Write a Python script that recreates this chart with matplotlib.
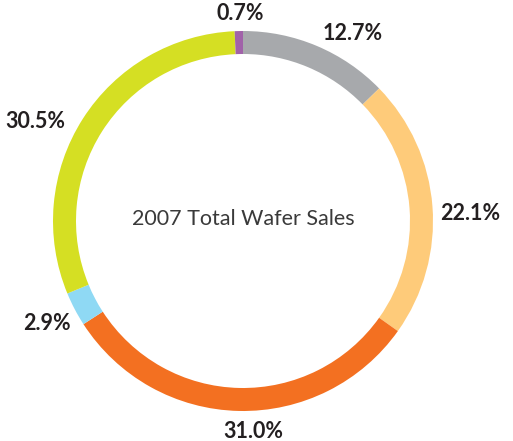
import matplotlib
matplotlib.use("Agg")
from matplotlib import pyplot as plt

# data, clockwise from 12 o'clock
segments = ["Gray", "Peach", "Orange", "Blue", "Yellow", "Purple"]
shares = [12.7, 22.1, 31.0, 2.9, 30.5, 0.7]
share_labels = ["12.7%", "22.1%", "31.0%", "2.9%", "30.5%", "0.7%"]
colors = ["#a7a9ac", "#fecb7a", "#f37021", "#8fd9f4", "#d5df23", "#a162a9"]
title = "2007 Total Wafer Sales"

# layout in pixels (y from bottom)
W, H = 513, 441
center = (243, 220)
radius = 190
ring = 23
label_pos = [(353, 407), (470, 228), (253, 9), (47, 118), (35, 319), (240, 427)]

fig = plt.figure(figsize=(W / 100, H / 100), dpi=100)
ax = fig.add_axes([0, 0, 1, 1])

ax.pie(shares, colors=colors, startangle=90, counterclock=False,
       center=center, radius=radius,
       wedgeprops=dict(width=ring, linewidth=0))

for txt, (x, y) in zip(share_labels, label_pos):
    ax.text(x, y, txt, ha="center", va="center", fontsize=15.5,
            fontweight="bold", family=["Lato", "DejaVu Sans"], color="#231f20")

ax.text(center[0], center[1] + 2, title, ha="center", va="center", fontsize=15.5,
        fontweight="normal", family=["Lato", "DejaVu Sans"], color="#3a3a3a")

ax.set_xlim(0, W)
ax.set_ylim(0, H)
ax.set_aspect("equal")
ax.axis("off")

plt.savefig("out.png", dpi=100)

WRITTEN INSTRUCTION = Return the material line for line, from its beginning to the line that contains "ax = fig.add_axes([0, 0, 1, 1])", with the pictures left out.

THE RESPONSE =
Write a Python script that recreates this chart with matplotlib.
import matplotlib
matplotlib.use("Agg")
from matplotlib import pyplot as plt

# data, clockwise from 12 o'clock
segments = ["Gray", "Peach", "Orange", "Blue", "Yellow", "Purple"]
shares = [12.7, 22.1, 31.0, 2.9, 30.5, 0.7]
share_labels = ["12.7%", "22.1%", "31.0%", "2.9%", "30.5%", "0.7%"]
colors = ["#a7a9ac", "#fecb7a", "#f37021", "#8fd9f4", "#d5df23", "#a162a9"]
title = "2007 Total Wafer Sales"

# layout in pixels (y from bottom)
W, H = 513, 441
center = (243, 220)
radius = 190
ring = 23
label_pos = [(353, 407), (470, 228), (253, 9), (47, 118), (35, 319), (240, 427)]

fig = plt.figure(figsize=(W / 100, H / 100), dpi=100)
ax = fig.add_axes([0, 0, 1, 1])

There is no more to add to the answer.